Task prompt
Your copy should be exact, beginning at the line containing "Generate a Python" and ending at the line containing "['\\$0.25', '\\$0.30', '\\$0.35', '\\$0.40', '\\$0.45']", with both lines kept and every picture dropped.

Information supplied
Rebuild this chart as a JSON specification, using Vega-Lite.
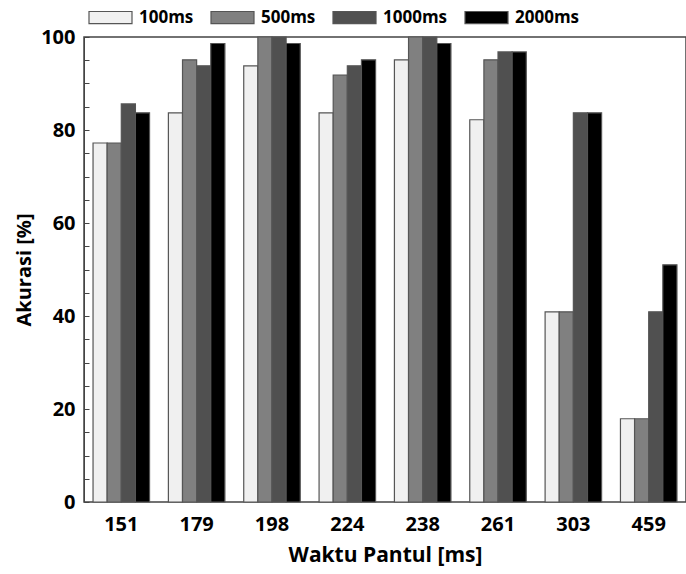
{
  "$schema": "https://vega.github.io/schema/vega-lite/v6.json",
  "width": 602,
  "height": 465,
  "autosize": "none",
  "padding": {"left": 84, "top": 37, "right": 0, "bottom": 72},
  "background": "white",
  "config": {
    "font": "Open Sans",
    "view": {"stroke": "#444", "strokeWidth": 1.5}
  },
  "data": {
    "values": [
      {"w": "151", "s": "100ms", "v": 77.2}, {"w": "151", "s": "500ms", "v": 77.2}, {"w": "151", "s": "1000ms", "v": 85.6}, {"w": "151", "s": "2000ms", "v": 83.7},
      {"w": "179", "s": "100ms", "v": 83.7}, {"w": "179", "s": "500ms", "v": 95.1}, {"w": "179", "s": "1000ms", "v": 93.8}, {"w": "179", "s": "2000ms", "v": 98.6},
      {"w": "198", "s": "100ms", "v": 93.8}, {"w": "198", "s": "500ms", "v": 100}, {"w": "198", "s": "1000ms", "v": 100}, {"w": "198", "s": "2000ms", "v": 98.6},
      {"w": "224", "s": "100ms", "v": 83.7}, {"w": "224", "s": "500ms", "v": 91.8}, {"w": "224", "s": "1000ms", "v": 93.8}, {"w": "224", "s": "2000ms", "v": 95.1},
      {"w": "238", "s": "100ms", "v": 95.1}, {"w": "238", "s": "500ms", "v": 100}, {"w": "238", "s": "1000ms", "v": 100}, {"w": "238", "s": "2000ms", "v": 98.6},
      {"w": "261", "s": "100ms", "v": 82.2}, {"w": "261", "s": "500ms", "v": 95.1}, {"w": "261", "s": "1000ms", "v": 96.8}, {"w": "261", "s": "2000ms", "v": 96.8},
      {"w": "303", "s": "100ms", "v": 40.9}, {"w": "303", "s": "500ms", "v": 40.9}, {"w": "303", "s": "1000ms", "v": 83.7}, {"w": "303", "s": "2000ms", "v": 83.7},
      {"w": "459", "s": "100ms", "v": 17.9}, {"w": "459", "s": "500ms", "v": 17.9}, {"w": "459", "s": "1000ms", "v": 40.9}, {"w": "459", "s": "2000ms", "v": 51.0}
    ]
  },
  "mark": {"type": "bar", "stroke": "#555", "strokeWidth": 1.2},
  "encoding": {
    "x": {
      "field": "w", "type": "nominal", "sort": null,
      "scale": {"paddingInner": 0.25, "paddingOuter": 0.12},
      "axis": {
        "title": "Waktu Pantul [ms]", "labelAngle": 0, "ticks": false, "domain": false,
        "labelFontSize": 20, "labelFontWeight": "bold", "labelColor": "#000", "labelPadding": 12,
        "titleFontSize": 21, "titleFontWeight": "bold", "titleColor": "#000", "titlePadding": 10
      }
    },
    "xOffset": {"field": "s", "type": "nominal", "sort": ["100ms", "500ms", "1000ms", "2000ms"], "scale": {"paddingInner": 0, "paddingOuter": 0}},
    "y": {
      "field": "v", "type": "quantitative",
      "scale": {"domain": [0, 100], "nice": false},
      "axis": {
        "title": "Akurasi [%]", "values": [0,5,10,15,20,25,30,35,40,45,50,55,60,65,70,75,80,85,90,95,100],
        "labelExpr": "datum.value % 20 === 0 ? datum.label : ''",
        "grid": false, "tickSize": -5, "tickColor": "#444", "domainColor": "#444",
        "labelFontSize": 20, "labelFontWeight": "bold", "labelColor": "#000", "labelPadding": 14,
        "titleFontSize": 20, "titleFontWeight": "bold", "titleColor": "#000", "titlePadding": 6
      }
    },
    "fill": {
      "field": "s", "type": "nominal",
      "sort": ["100ms", "500ms", "1000ms", "2000ms"],
      "scale": {"domain": ["100ms", "500ms", "1000ms", "2000ms"], "range": ["#f0f0f0", "#808080", "#505050", "#000000"]},
      "legend": {
        "title": null, "orient": "none", "direction": "horizontal", "legendX": 4, "legendY": -42,
        "symbolType": "M-1,-0.28H1V0.28H-1Z", "symbolSize": 1849, "symbolStrokeColor": "#555", "symbolStrokeWidth": 1.2,
        "labelFontSize": 17, "labelFontWeight": "bold", "labelColor": "#000", "labelOffset": 6, "columnPadding": 14
      }
    }
  }
}
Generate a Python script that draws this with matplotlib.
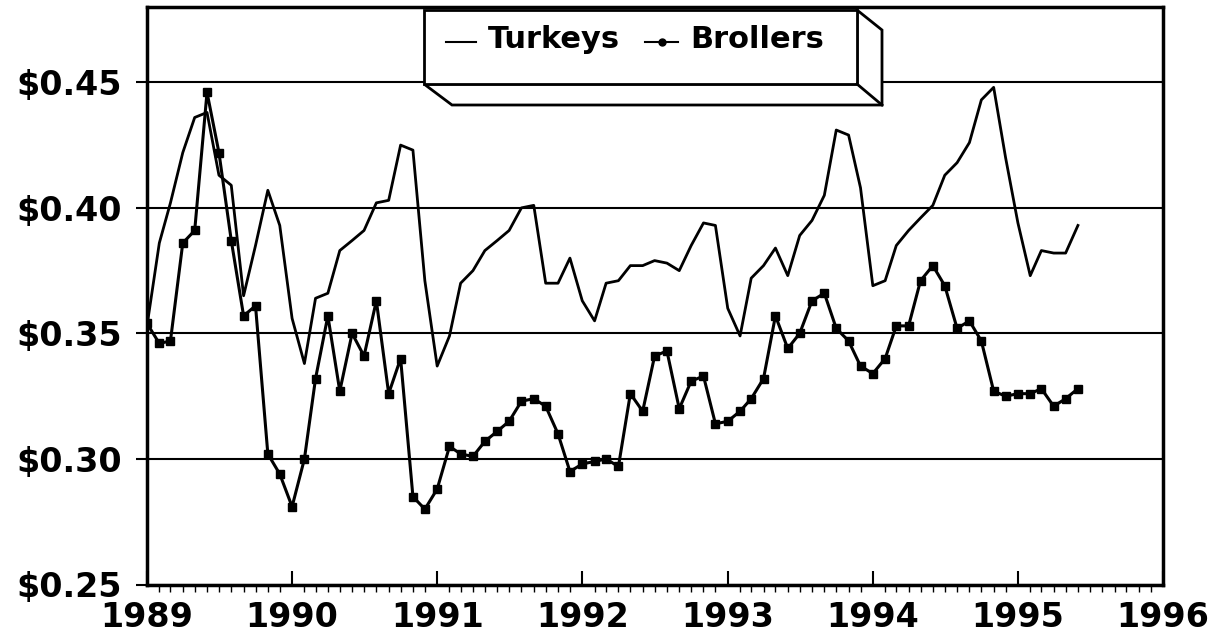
import pandas as pd
import matplotlib
matplotlib.use('Agg')
import matplotlib.pyplot as plt
import matplotlib.dates as mdates
from matplotlib.font_manager import FontProperties
from matplotlib.patches import Polygon
from matplotlib.lines import Line2D

# monthly prices, Jan 1989 - Jun 1995
months = pd.date_range('1989-01-01', periods=78, freq='MS')

turkeys = [0.353, 0.386, 0.402, 0.422, 0.436, 0.438, 0.413, 0.409, 0.365, 0.385,
           0.407, 0.393, 0.356, 0.338, 0.364, 0.366, 0.383, 0.387, 0.391, 0.402,
           0.403, 0.425, 0.423, 0.371, 0.337, 0.349, 0.370, 0.375, 0.383, 0.387,
           0.391, 0.400, 0.401, 0.370, 0.370, 0.380, 0.363, 0.355, 0.370, 0.371,
           0.377, 0.377, 0.379, 0.378, 0.375, 0.385, 0.394, 0.393, 0.360, 0.349,
           0.372, 0.377, 0.384, 0.373, 0.389, 0.395, 0.405, 0.431, 0.429, 0.408,
           0.369, 0.371, 0.385, 0.391, 0.396, 0.401, 0.413, 0.418, 0.426, 0.443,
           0.448, 0.420, 0.394, 0.373, 0.383, 0.382, 0.382, 0.393]

broilers = [0.354, 0.346, 0.347, 0.386, 0.391, 0.446, 0.422, 0.387, 0.357, 0.361,
            0.302, 0.294, 0.281, 0.300, 0.332, 0.357, 0.327, 0.350, 0.341, 0.363,
            0.326, 0.340, 0.285, 0.280, 0.288, 0.305, 0.302, 0.301, 0.307, 0.311,
            0.315, 0.323, 0.324, 0.321, 0.310, 0.295, 0.298, 0.299, 0.300, 0.297,
            0.326, 0.319, 0.341, 0.343, 0.320, 0.331, 0.333, 0.314, 0.315, 0.319,
            0.324, 0.332, 0.357, 0.344, 0.350, 0.363, 0.366, 0.352, 0.347, 0.337,
            0.334, 0.340, 0.353, 0.353, 0.371, 0.377, 0.369, 0.352, 0.355, 0.347,
            0.327, 0.325, 0.326, 0.326, 0.328, 0.321, 0.324, 0.328]

y_ticks = [0.25, 0.30, 0.35, 0.40, 0.45]
y_labels = ['\\$0.25', '\\$0.30', '\\$0.35', '\\$0.40', '\\$0.45']

W, H = 1218, 634
fig = plt.figure(figsize=(W / 100, H / 100), dpi=100)
ax = fig.add_axes([147 / W, 1 - 584.5 / H, (1163 - 147) / W, (584.5 - 7) / H])

heavy = dict(family='DejaVu Sans', weight='bold', size=24)

ax.plot(months, turkeys, color='black', lw=2.0)
ax.plot(months, broilers, color='black', lw=2.2, marker='s', ms=6)

ax.set_ylim(0.25, 0.48)
ax.set_xlim(pd.Timestamp('1989-01-01'), pd.Timestamp('1996-01-01'))
ax.set_yticks(y_ticks)
ax.set_yticklabels(y_labels, fontdict=heavy)
ax.yaxis.grid(True, color='black', lw=1.5)
ax.set_axisbelow(True)

ax.xaxis.set_major_locator(mdates.YearLocator())
ax.xaxis.set_major_formatter(mdates.DateFormatter('%Y'))
ax.xaxis.set_minor_locator(mdates.MonthLocator())
for lab in ax.get_xticklabels():
    lab.set_fontproperties(FontProperties(**heavy))

ax.tick_params(axis='x', which='major', direction='in', length=10, width=1.5, pad=12)
ax.tick_params(axis='x', which='minor', direction='out', length=5, width=1)
ax.tick_params(axis='y', which='major', direction='out', length=8, width=1.5, pad=10)
for s in ax.spines.values():
    s.set_linewidth(2.5)


# 3D legend box, drawn in figure pixels
def px(x, y):
    return (x / W, 1 - y / H)


front = [px(424, 10), px(857, 10), px(857, 84), px(424, 84)]
side = [px(424, 84), px(857, 84), px(857, 10), px(882, 30), px(882, 105), px(452, 105)]
fig.patches.append(Polygon(side, closed=True, transform=fig.transFigure,
                           facecolor='white', edgecolor='black', lw=2, zorder=5))
fig.patches.append(Polygon(front, closed=True, transform=fig.transFigure,
                           facecolor='white', edgecolor='black', lw=2, zorder=6))
fig.lines.append(Line2D([857 / W, 882 / W], [1 - 84 / H, 1 - 105 / H],
                        transform=fig.transFigure, color='black', lw=2, zorder=7))

legend_font = dict(family='DejaVu Sans', weight='bold', size=22)
fig.lines.append(Line2D([446 / W, 476 / W], [1 - 42 / H] * 2,
                        transform=fig.transFigure, color='black', lw=1.5, zorder=7))
fig.text(488 / W, 1 - 40 / H, 'Turkeys', va='center', ha='left', zorder=7, **legend_font)
fig.lines.append(Line2D([645 / W, 678 / W], [1 - 42 / H] * 2,
                        transform=fig.transFigure, color='black', lw=1.5, zorder=7))
fig.lines.append(Line2D([662 / W], [1 - 42 / H], transform=fig.transFigure,
                        color='black', marker='o', ms=5, zorder=8))
fig.text(690 / W, 1 - 40 / H, 'Brollers', va='center', ha='left', zorder=7, **legend_font)

plt.savefig('out.png', dpi=100)
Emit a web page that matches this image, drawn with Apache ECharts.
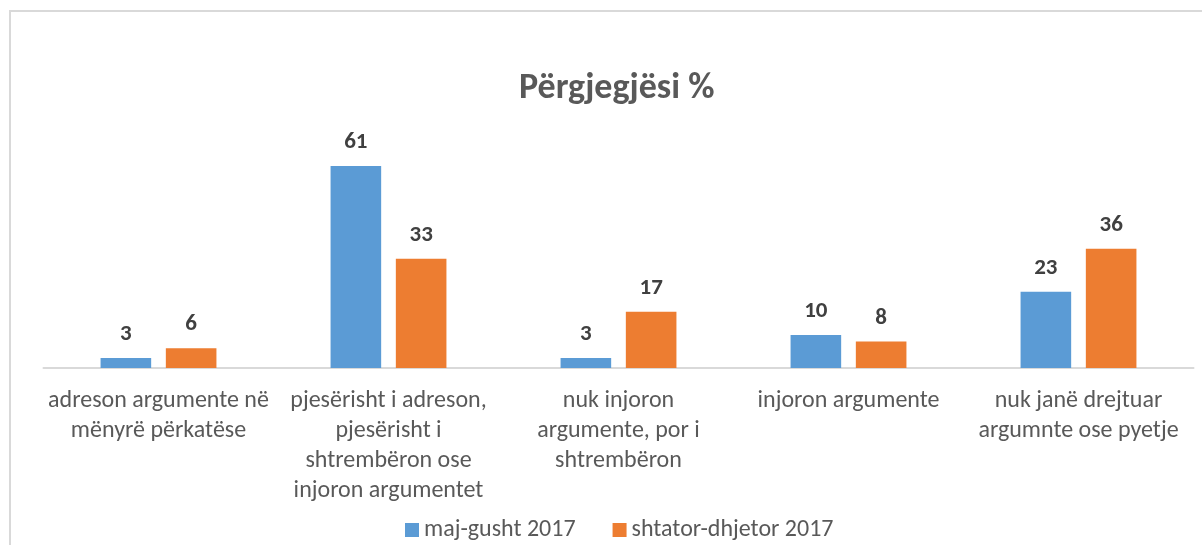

Result of the task
Generate a Python script that draws this with matplotlib.
import pandas as pd
import matplotlib
matplotlib.use('Agg')
import matplotlib.pyplot as plt
import matplotlib.dates as mdates
from matplotlib.font_manager import FontProperties
from matplotlib.patches import Polygon
from matplotlib.lines import Line2D

# monthly prices, Jan 1989 - Jun 1995
months = pd.date_range('1989-01-01', periods=78, freq='MS')

turkeys = [0.353, 0.386, 0.402, 0.422, 0.436, 0.438, 0.413, 0.409, 0.365, 0.385,
           0.407, 0.393, 0.356, 0.338, 0.364, 0.366, 0.383, 0.387, 0.391, 0.402,
           0.403, 0.425, 0.423, 0.371, 0.337, 0.349, 0.370, 0.375, 0.383, 0.387,
           0.391, 0.400, 0.401, 0.370, 0.370, 0.380, 0.363, 0.355, 0.370, 0.371,
           0.377, 0.377, 0.379, 0.378, 0.375, 0.385, 0.394, 0.393, 0.360, 0.349,
           0.372, 0.377, 0.384, 0.373, 0.389, 0.395, 0.405, 0.431, 0.429, 0.408,
           0.369, 0.371, 0.385, 0.391, 0.396, 0.401, 0.413, 0.418, 0.426, 0.443,
           0.448, 0.420, 0.394, 0.373, 0.383, 0.382, 0.382, 0.393]

broilers = [0.354, 0.346, 0.347, 0.386, 0.391, 0.446, 0.422, 0.387, 0.357, 0.361,
            0.302, 0.294, 0.281, 0.300, 0.332, 0.357, 0.327, 0.350, 0.341, 0.363,
            0.326, 0.340, 0.285, 0.280, 0.288, 0.305, 0.302, 0.301, 0.307, 0.311,
            0.315, 0.323, 0.324, 0.321, 0.310, 0.295, 0.298, 0.299, 0.300, 0.297,
            0.326, 0.319, 0.341, 0.343, 0.320, 0.331, 0.333, 0.314, 0.315, 0.319,
            0.324, 0.332, 0.357, 0.344, 0.350, 0.363, 0.366, 0.352, 0.347, 0.337,
            0.334, 0.340, 0.353, 0.353, 0.371, 0.377, 0.369, 0.352, 0.355, 0.347,
            0.327, 0.325, 0.326, 0.326, 0.328, 0.321, 0.324, 0.328]

y_ticks = [0.25, 0.30, 0.35, 0.40, 0.45]
y_labels = ['\\$0.25', '\\$0.30', '\\$0.35', '\\$0.40', '\\$0.45']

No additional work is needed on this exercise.